Development of REBCO-Based Magnets for Plasma Physics Research

• Published in: IEEE transactions on applied superconductivity Vol. 27; no. 4; pp. 1 - 5
• Main Authors: Michael, Philip C., Vieira, Rui, Sorbom, Brandon N., Wright, Graham M., Beck, William K., Terry, David R., Leccacorvi, Rick, Irby, James H., Minervini, Joseph V., Marmar, Earl S., Whyte, Dennis G.
• Format: Journal Article
• Language: English
• Published: New York IEEE 01.06.2017; The Institute of Electrical and Electronics Engineers, Inc. (IEEE)

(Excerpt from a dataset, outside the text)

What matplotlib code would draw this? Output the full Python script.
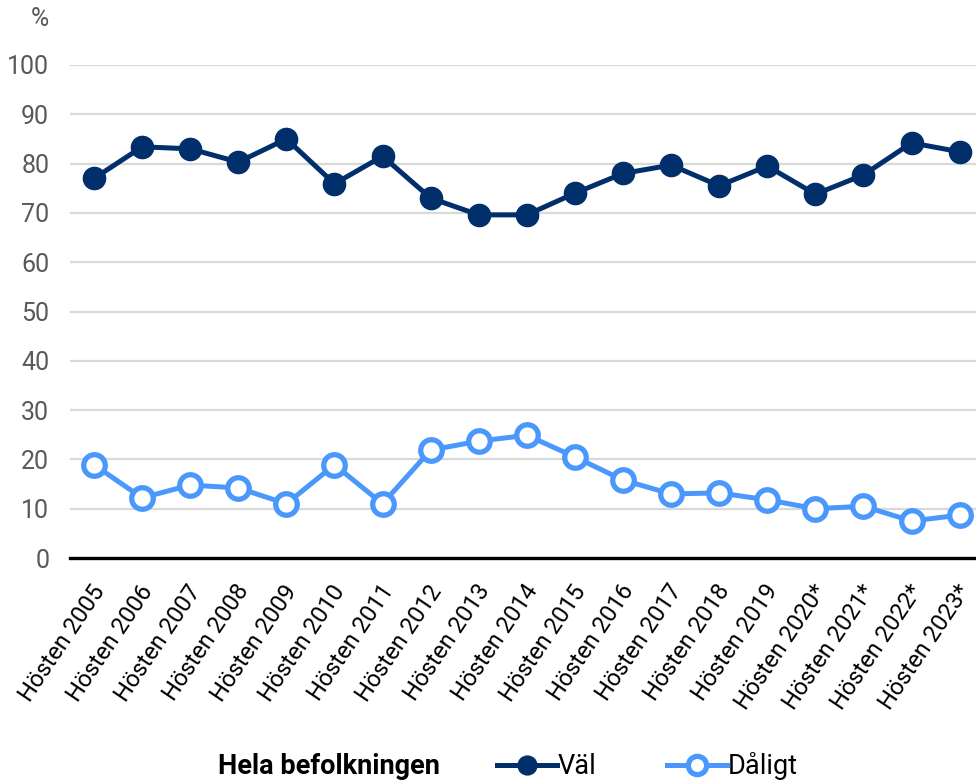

• Subjects: Coils (windings); Conduction cooling; conduction-cooled superconductor; Conductors; Critical current density (superconductivity); Devices; Flux density; High temperature superconductors; Liquid helium; Liquid nitrogen; Magnetic flux; Magnetic resonance imaging; Magnetism; Magnets; no-insulation double-pancake; Pancake coils; Plasma; Plasma physics; Plasmas; REBCO; Resistance; Superconducting magnets; Toroidal plasmas
• ISSN: 1051-8223; 1558-2515
• DOI: 10.1109/TASC.2016.2626978

The accessible performance range for most magnetic confinement plasma physics devices expands markedly with increasing magnetic flux density. The MIT Plasma Science and Fusion Center is investigating the use of high-temperature superconductors as a low cost means to significantly enhance the performance characteristics of small to moderate scale devices. Our initial investigation emphasized the no-insulation winding technique as a means to produce highly stable dc magnets for devices operating at moderate to high magnetic flux density. We present design, manufacture, and test results for a double pancake coil wound from a 500 m length of 12 mm wide REBCO tape. The coil provides on-axis magnetic flux density within an 8 cm clear bore in excess of 0.5 T when operated in liquid nitrogen and in excess of 6 T when operated in liquid helium. The ultimate aim of the program is to develop conduction-cooled HTS coil modules that can be used for both linear and toroidal plasma devices.